Trying to figure out what this sign signifies is problematic on several levels. You know how Japanese children like to run around with t-shirts that have English phrases on them? And you laugh at how ridiculous it is? Stuff like "I love your happy watermelon" or "My homework went to the bathroom and all I got was this stupid t-shirt." But they don't know what it says. They just think it's amusing to be wearing something with English on it.
And the same thing happens with English-speaking athletes walking around with Asian character tattoos that look cool but actually say something like "My mom's hairdresser is in the very orange refrigerator."
So, I have to assume that whoever it was in the North Vancouver district who made this sign didn't actually speak dog and didn't realize that when dogs see "Grrrrr, bark, woof" it means "Did any of your father's bear turds lose this weird collar?"

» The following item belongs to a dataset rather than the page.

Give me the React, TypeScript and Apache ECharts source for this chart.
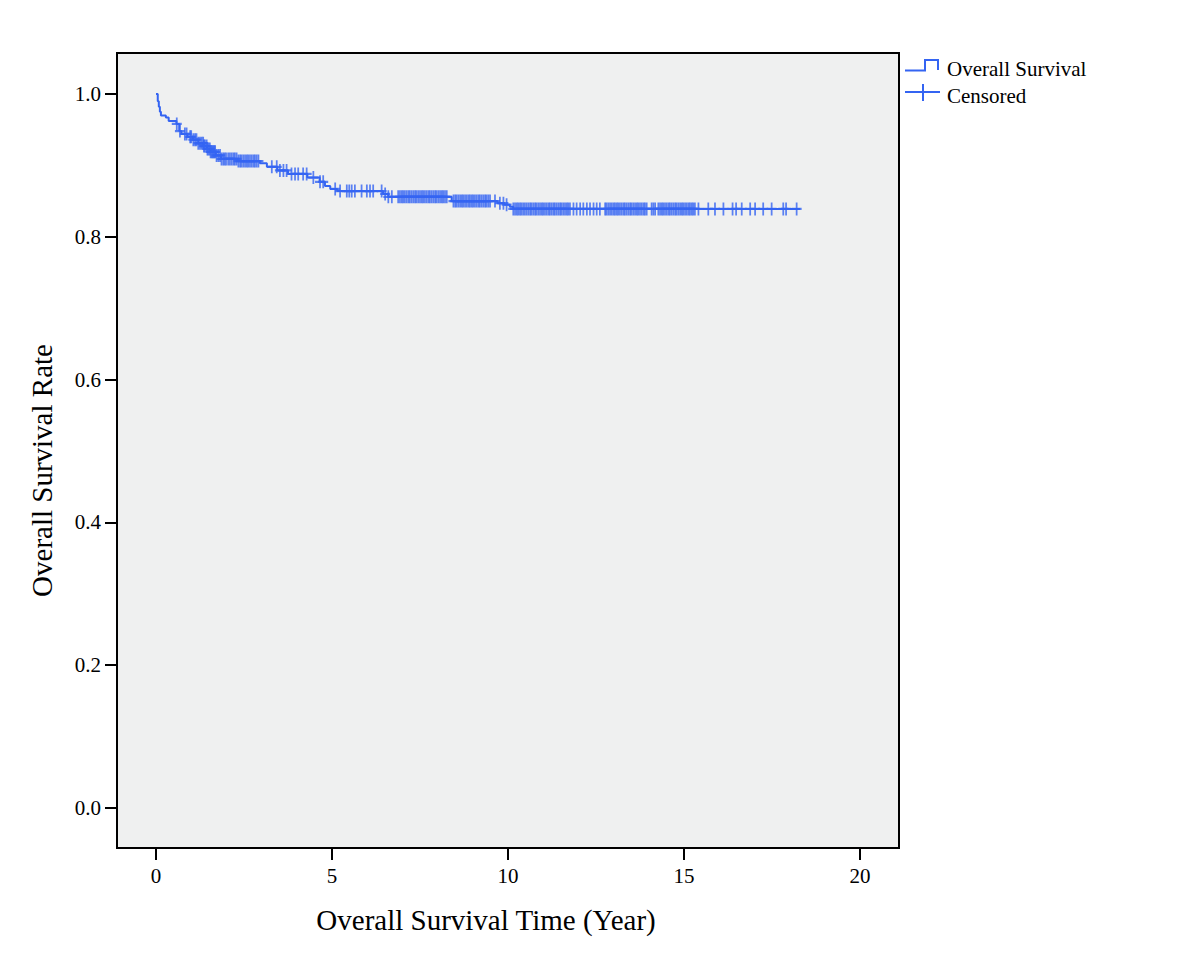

Woody is of the opinion that there's a typo in this sign and what the human meant to say was "Grrr, bark, wolf" which, of course, means "Next rest stop, 23 miles, so you better go now." Possible, I guess, but if they're not willing to hire a dog proofreader, then they deserve to be ridiculed.
Anyway, if you, like me, are a big fan of semiotics, then you might be interested in my Master's Thesis: "The Semiotics of French Dog Signs" even if it is a bit technical for the casual reader.